When a 2-for-5 performance becomes headline worthy, things have gone horribly, horribly wrong.
Things have gone horribly, horribly wrong for Starlin Castro in 2015. But then you already knew that.
Enter August 4, 2015. Castro is batting a head-scratching .236/.270/.301; Chicago Cubs fans everywhere begin to call louder and louder for his removal –everything from potential waiver claims, to just simply removing him from the everyday lineup.
Then, boom. Castro hits two —two!– RBI doubles as part of a 5-0 Cubs win and makes another slick play in the field to start a double play. Just when –maybe long after– you’ve prepared to give up hope on Starlin for good, that hope glimmers softly.
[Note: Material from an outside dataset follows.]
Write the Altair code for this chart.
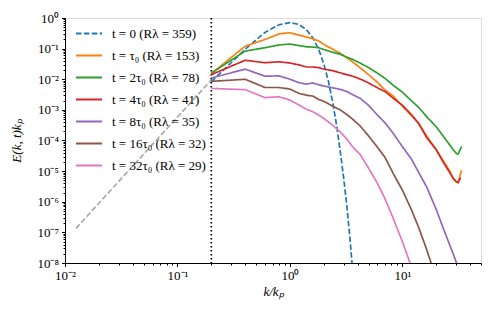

Dammit. Doesn’t it always.
Two RBI doubles probably sounds like a consolation prize. Don’t misunderstand, it absolutely is, but it should echo just how disastrous 2015 has been for the 25-year-old shortstop. Castro’s two doubles last night were his 16th and 17th extra base hits of 2015. We’re in August!
That’s been the story of Castro’s season. Yes, the batting average is paltry; equally so the OBP, but the slugging has been particularly egregious. Castro was actually over the .270 batting average mark as late as June 21. Since, he’s batting .170/.204/.215.
Read that again: he has a .215 slugging percentage. Six extra base hits (all doubles, by the way). And two of those came last night.
The real question is whether or not this is actually some signal that Castro is about to turn things around. Despite the awful results, his track record should point towards at least a shred of confidence.
We get so bogged down in his struggles this year that we tend to forget that, despite his struggles, this is player who is approaching 1000 hits (942) at the age of 25. He still maintains a career batting average of .279 (it was .288 before this season), and his 2015 OPS is 137 points below his career average. As much as Castro gets (justly) maligned by Cubs nation, he’s better than this. It’s right there in six years of stats.
What’s also in the stats is an indication that he could very well be heating up –for real this time. Historically, Castro has been a sub-par hitter in the middle months of the season (May-July), with batting averages ranging from .256 to .269 –2015 has just been especially disastrous. Conversely, he’s been a .300 hitter in March/April (like he was this year), but he’s also been an exceptional hitter in August and September. His career numbers in August look like this : .300/.341/.426. In September, .289/.344/.400. These are better numbers than any other month for him with the exception of April. I have no idea how to explain that, but this is a pattern now six seasons old. It counts.
Castro is a frustrating player; there is absolutely no doubt about that. His defense continues to be spectacular on the glamorous plays and shoddy on the routine ones, and, as mentioned above, the man is hitting .170/.204/.215 across his last 36 games. No historical statistic trend can make you overlook that.
But there’s hope. And since when have Cubs fans ever needed anything else? Keep an eye out.